The Pullman Strike of 1894 began on this day in history
George Pullman was a rail tycoon in 19th century Chicago, owner of the Pullman Palace Car Company
His workers mostly lived in a Company-owned neighbourhood called Pullman, on the South Side of Chicago. So George Pullman wasn’t just the railroad workers’ boss – he was their landlord, too
When a depression hit in 1893, Pullman simultaneously docked his workers’ wages while keeping their rents at the same level and charging extortionate utility rates. As this cartoon shows, Pullman was making life impossible for his own employees
This was the last straw: it was time to strike.
The Pullman strikers appealed to support from the American Railway Union, founded by Eugene Debs the year before. And the Union got behind them: when Pullman rail-workers walked out, the ARU called for a nationwide boycott of Pullman train cars.

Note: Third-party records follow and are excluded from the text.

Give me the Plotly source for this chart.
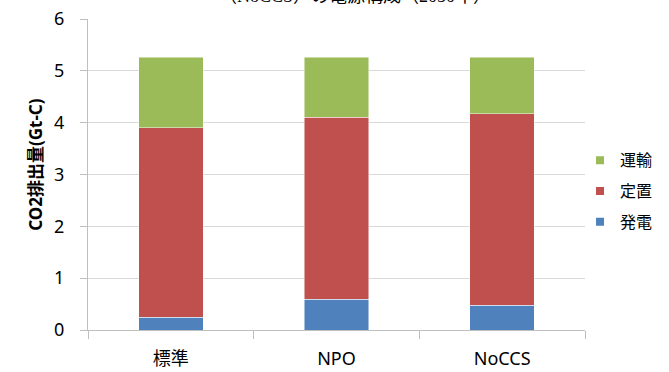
import plotly.graph_objects as go

# Scenarios and CO2 emissions by sector (Gt-C)
scenarios = ["標準", "NPO", "NoCCS"]
power = [0.25, 0.59, 0.48]        # 発電
stationary = [3.65, 3.51, 3.69]   # 定置
transport = [1.36, 1.16, 1.09]    # 運輸

series = [
    ("発電", power, "#4F81BD"),
    ("定置", stationary, "#C0504D"),
    ("運輸", transport, "#9BBB59"),
]

y_ticks = [0, 1, 2, 3, 4, 5, 6]

W, H = 669, 372
L, R, T, B = 88, 84, 19, 41.5
PH = H - T - B

fig = go.Figure()
for name, vals, color in series:
    fig.add_trace(go.Bar(
        x=scenarios, y=vals, name=name, showlegend=False,
        marker=dict(color=color, line=dict(color="rgba(255,255,255,0.6)", width=0.8)),
        width=0.39,
    ))

# small square legend swatches, top of stack listed first
for name, vals, color in reversed(series):
    fig.add_trace(go.Scatter(
        x=[None], y=[None], name=name, mode="markers", legendgroup=name,
        marker=dict(symbol="square", size=8, color=color),
    ))

font_main = "Noto Sans, Noto Sans CJK JP, sans-serif"

fig.update_layout(
    width=W, height=H,
    margin=dict(l=L, r=R, t=T, b=B, autoexpand=False),
    barmode="stack",
    plot_bgcolor="white",
    paper_bgcolor="white",
    font=dict(family=font_main, color="#000000"),
    legend=dict(
        traceorder="grouped", x=0.99, xanchor="left", y=0.446, yanchor="middle",
        font=dict(size=16, family="Noto Sans CJK JP"), tracegroupgap=7,
        itemwidth=30, bgcolor="rgba(0,0,0,0)",
    ),
    xaxis=dict(
        showline=True, linecolor="#BFBFBF", linewidth=1, automargin=False,
        ticks="outside", tickson="boundaries", ticklen=8, tickcolor="#BFBFBF",
        tickfont=dict(size=18, family=font_main), ticklabelstandoff=12,
        showgrid=False,
    ),
    yaxis=dict(
        range=[0, 6], tickvals=y_ticks, ticktext=[str(v) for v in y_ticks],
        showline=True, linecolor="#BFBFBF", linewidth=1, automargin=False,
        ticks="outside", ticklen=7, tickcolor="#BFBFBF",
        tickfont=dict(size=18, family=font_main), ticklabelstandoff=12,
        showgrid=True, gridcolor="#D9D9D9", gridwidth=1, zeroline=False,
    ),
    annotations=[
        dict(text="<b>CO2排出量(Gt-C)</b>", textangle=-90,
             xref="paper", yref="paper", x=(36 - L) / (W - L - R), y=(H - B - 165) / PH,
             xanchor="center", yanchor="middle", showarrow=False,
             font=dict(size=17, family=font_main)),
        dict(text="（NoCCS）の電源構成（2050年）",
             xref="paper", yref="paper", x=(355 - L) / (W - L - R), y=1 + 11 / PH,
             xanchor="center", yanchor="bottom", showarrow=False,
             font=dict(size=18, family="Liberation Serif, Noto Sans CJK JP, serif")),
    ],
)

fig.write_html("out.html")
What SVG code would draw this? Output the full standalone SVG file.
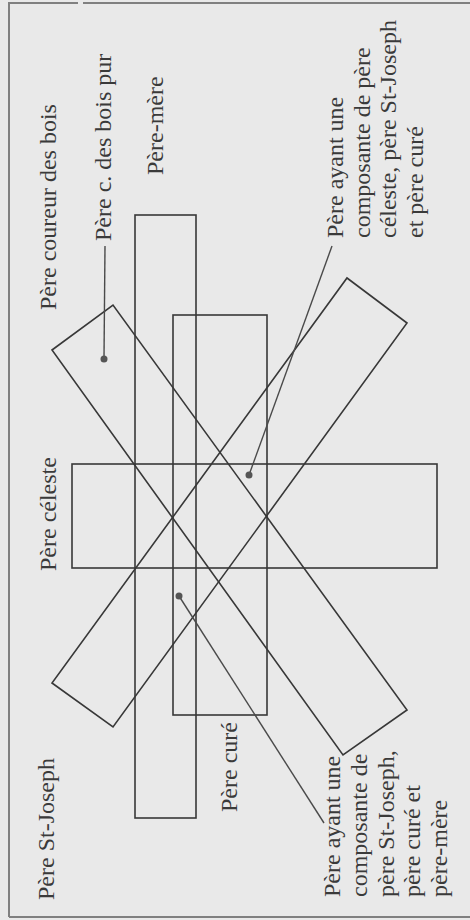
<svg xmlns="http://www.w3.org/2000/svg" width="470" height="920" viewBox="0 0 470 920">
  <style>
    .shape { fill: none; stroke: #383838; stroke-width: 1.6; }
    .lbl { font-family: "Liberation Serif", "Times New Roman", serif; font-size: 24px; fill: #3a3a3a; }
    .lead { stroke: #4a4a4a; stroke-width: 1.4; fill: none; }
    .dot { fill: #555; }
    .frame { stroke: #808080; stroke-width: 2; fill: none; }
  </style>
  <rect x="0" y="0" width="470" height="920" fill="#e9e9e9"/>
  <g id="frame">
    <polyline class="frame" points="9,917 9,3 78,3"/>
    <line class="frame" x1="83" y1="3" x2="470" y2="3"/>
    <line class="frame" x1="9" y1="917" x2="470" y2="917"/>
  </g>

  <g id="pere-coureur-des-bois">
    <polygon class="shape" points="52,350 113,305 407,710 343,755"/>
    <text class="lbl" transform="translate(56,310) rotate(-90)">Père coureur des bois</text>
  </g>

  <g id="pere-st-joseph">
    <polygon class="shape" points="52,683 113,727 407,323 347,278"/>
    <text class="lbl" transform="translate(54,900) rotate(-90)">Père St-Joseph</text>
  </g>

  <g id="pere-celeste">
    <rect class="shape" x="72" y="464" width="365" height="104"/>
    <text class="lbl" transform="translate(56,571) rotate(-90)">Père céleste</text>
  </g>

  <g id="pere-mere">
    <rect class="shape" x="135" y="215" width="61" height="603"/>
    <text class="lbl" transform="translate(163,175) rotate(-90)">Père-mère</text>
  </g>

  <g id="pere-cure">
    <rect class="shape" x="173" y="315" width="94" height="400"/>
    <text class="lbl" transform="translate(237,812) rotate(-90)">Père curé</text>
  </g>

  <g id="pere-cdb-pur">
    <text class="lbl" transform="translate(111,241) rotate(-90)">Père c. des bois pur</text>
  </g>

  <g id="composante-celeste-stjoseph-cure">
    <text class="lbl" transform="translate(343,238) rotate(-90)"><tspan x="0" y="0">Père ayant une</tspan><tspan x="0" dy="26.7">composante de père</tspan><tspan x="0" dy="26.7">céleste, père St-Joseph</tspan><tspan x="0" dy="26.7">et père curé</tspan></text>
  </g>

  <g id="composante-stjoseph-cure-mere">
    <text class="lbl" transform="translate(340,897) rotate(-90)"><tspan x="0" y="0">Père ayant une</tspan><tspan x="0" dy="26.8">composante de</tspan><tspan x="0" dy="26.8">père St-Joseph,</tspan><tspan x="0" dy="26.8">père curé et</tspan><tspan x="0" dy="26.8">père-mère</tspan></text>
  </g>

  <g id="connectors">
    <line class="lead" x1="105" y1="246" x2="104" y2="359"/>
    <circle class="dot" cx="104" cy="359" r="3.5"/>
    <line class="lead" x1="332" y1="246" x2="249" y2="475"/>
    <circle class="dot" cx="249" cy="475" r="3.5"/>
    <line class="lead" x1="179" y1="596" x2="324" y2="823"/>
    <circle class="dot" cx="179" cy="596" r="3.5"/>
  </g>
</svg>
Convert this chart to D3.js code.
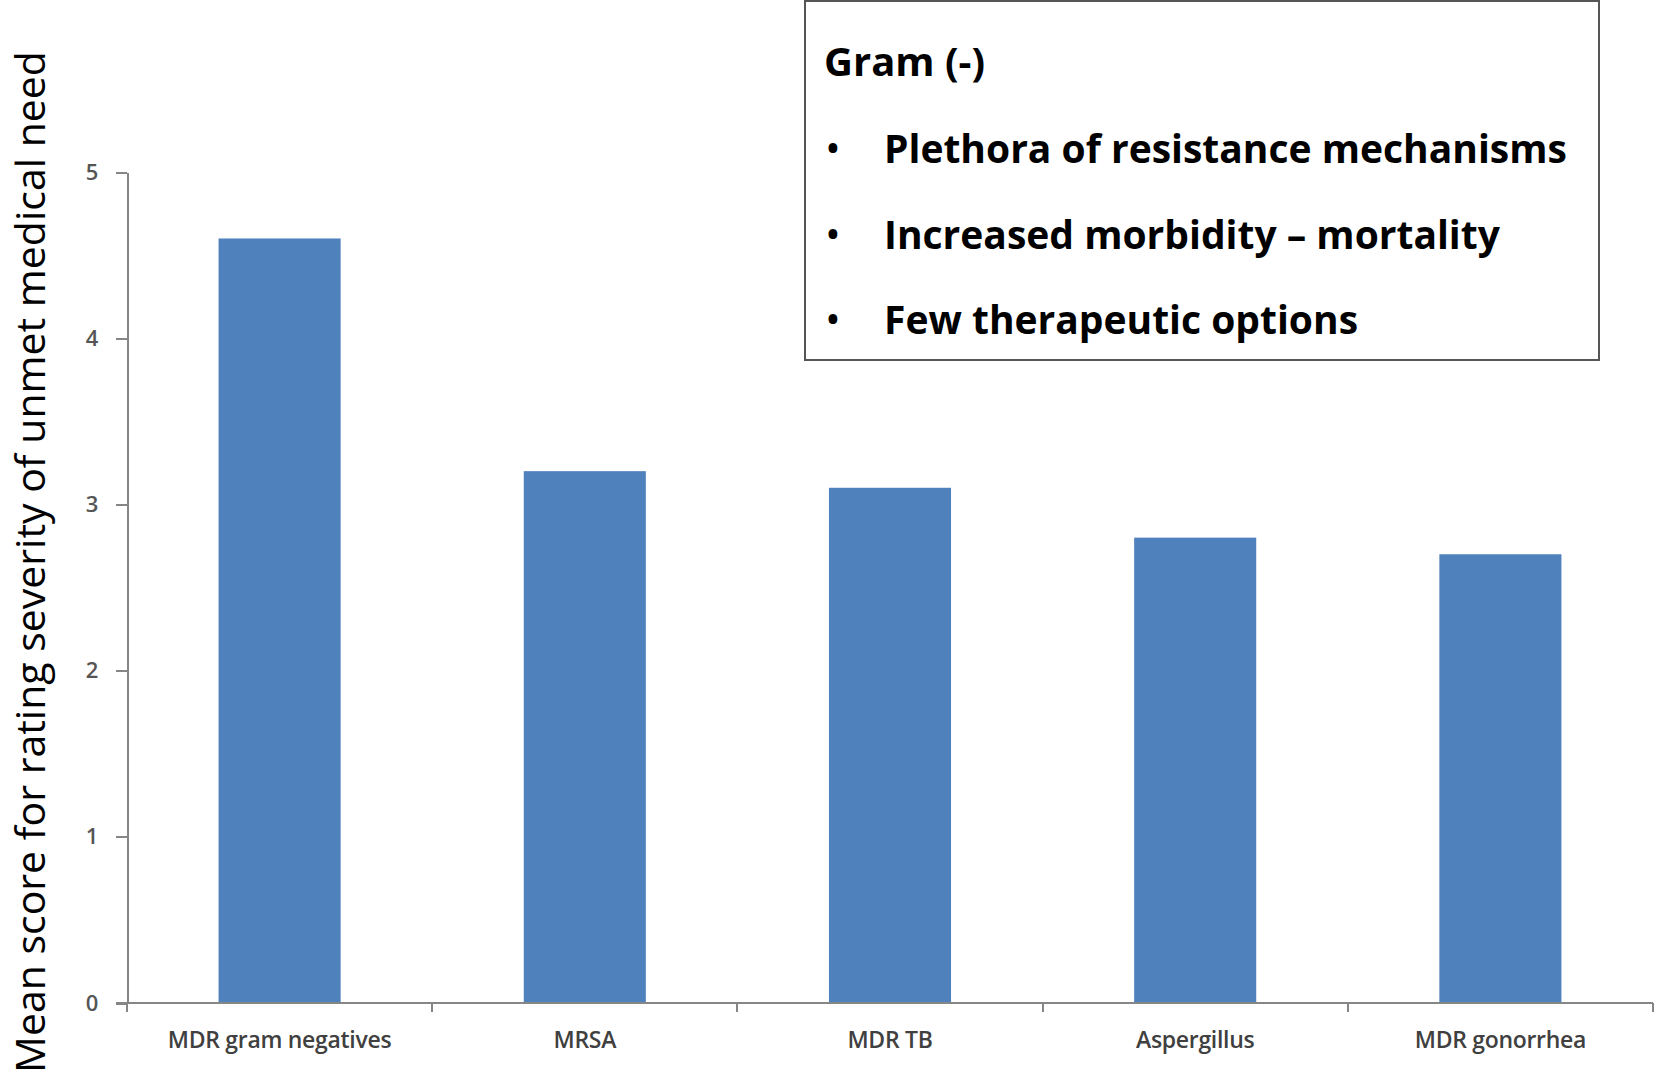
<!DOCTYPE html>
<html>
<head>
<meta charset="utf-8">
<style>
  body { margin: 0; background: #fff; }
  .axis path,
  .axis line {
    fill: none;
    stroke: #868686;
    stroke-width: 2px;
    shape-rendering: crispEdges;
  }
  .axis text {
    fill: #404040;
    font-family: "Open Sans", sans-serif;
  }
  .note text {
    font-family: "Open Sans", sans-serif;
    font-weight: bold;
    fill: #000;
  }
</style>
</head>
<body>
<svg width="1658" height="1089"></svg>
<script src="https://d3js.org/d3.v7.min.js"></script>
<script>
var categories = ["MDR gram negatives", "MRSA", "MDR TB", "Aspergillus", "MDR gonorrhea"];
var meanScores = [4.6, 3.2, 3.1, 2.8, 2.7];
var yTicks = [0, 1, 2, 3, 4, 5];
var yTitle = "Mean score for rating severity of unmet medical need";
var noteTitle = "Gram (-)";
var noteBullets = ["Plethora of resistance mechanisms", "Increased morbidity \u2013 mortality", "Few therapeutic options"];

var data = categories.map(function(c, i) { return {name: c, value: meanScores[i]}; });

var plotLeft = 127, plotRight = 1653, plotTop = 172, plotBottom = 1003;

var svg = d3.select("svg");

var x = d3.scaleBand()
    .domain(categories)
    .range([plotLeft, plotRight])
    .paddingInner(0.6)
    .paddingOuter(0.3);

var y = d3.scaleLinear()
    .domain([0, 5])
    .range([plotBottom, plotTop]);

// bars
svg.append("g")
  .selectAll("rect")
  .data(data)
  .enter().append("rect")
    .attr("x", function(d) { return x(d.name); })
    .attr("y", function(d) { return y(d.value); })
    .attr("width", x.bandwidth())
    .attr("height", function(d) { return y(0) - y(d.value); })
    .attr("fill", "#4f81bd");

// y axis
var yAxis = svg.append("g")
    .attr("class", "axis")
    .attr("transform", "translate(" + plotLeft + ",0)")
    .call(d3.axisLeft(y).tickValues(yTicks).tickFormat(d3.format("d"))
      .tickSize(11).tickPadding(22).tickSizeOuter(0));
yAxis.selectAll("text")
    .style("font-size", "22px")
    .style("font-weight", "600")
    .style("fill", "#555")
    .attr("text-anchor", "middle")
    .attr("dx", "-2");

// x axis: ticks sit on the category boundaries
var boundaries = d3.range(categories.length + 1).map(function(i) {
  return plotLeft + i * (plotRight - plotLeft) / categories.length;
});
var xAxis = svg.append("g")
    .attr("class", "axis")
    .attr("transform", "translate(0," + plotBottom + ")");
xAxis.append("line")
    .attr("x1", plotLeft - 11).attr("x2", plotRight);
xAxis.selectAll(".bt")
  .data(boundaries)
  .enter().append("line")
    .attr("class", "bt")
    .attr("x1", function(d) { return d; })
    .attr("x2", function(d) { return d; })
    .attr("y1", 0).attr("y2", 9);
xAxis.selectAll(".lab")
  .data(categories)
  .enter().append("text")
    .attr("class", "lab")
    .attr("x", function(d) { return x(d) + x.bandwidth() / 2; })
    .attr("y", 45)
    .attr("text-anchor", "middle")
    .style("font-size", "23px")
    .style("font-weight", "600")
    .style("letter-spacing", "-0.3px")
    .text(function(d) { return d; });

// y title
svg.append("text")
    .attr("transform", "translate(45," + 562 + ") rotate(-90)")
    .attr("text-anchor", "middle")
    .style("font-family", "'Open Sans', sans-serif")
    .style("font-size", "41px")
    .style("fill", "#000")
    .text(yTitle);

// note box
var note = svg.append("g").attr("class", "note");
note.append("rect")
    .attr("x", 805).attr("y", 1)
    .attr("width", 794).attr("height", 359)
    .attr("fill", "#fff")
    .attr("stroke", "#555")
    .attr("stroke-width", 2);
note.append("text")
    .attr("x", 824).attr("y", 76)
    .style("font-size", "40px")
    .text(noteTitle);
var rows = note.selectAll(".row")
  .data(noteBullets)
  .enter().append("g")
    .attr("class", "row")
    .attr("transform", function(d, i) { return "translate(0," + (163 + i * 85.5) + ")"; });
rows.append("text")
    .attr("x", 825)
    .style("font-size", "42px")
    .style("font-weight", "normal")
    .text("\u2022");
rows.append("text")
    .attr("x", 884)
    .style("font-size", "39px")
    .text(function(d) { return d; });
</script>
</body>
</html>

The strike was huge: 125,000 workers joined the boycott in a few days, and all traffic on the 24 railroads out of Chicago was stopped
But then the government got involved, and sent the army into Chicago. With the support of police and local militia, the military killed 34 strikers. Eugene Debs, meanwhile, was arrested
The Pullman Strike had been broken with an iron fist
But the American labor movement soldiered on. Debs became a socialist in prison and went on to build up the early US socialist movement – he ended up running for President five times on a socialist ticket
And the extraordinary working-class solidarity shown at Pullman was repeated, time and again, through the 20th century, from Chicago to New York, Seattle to Pennsylvania.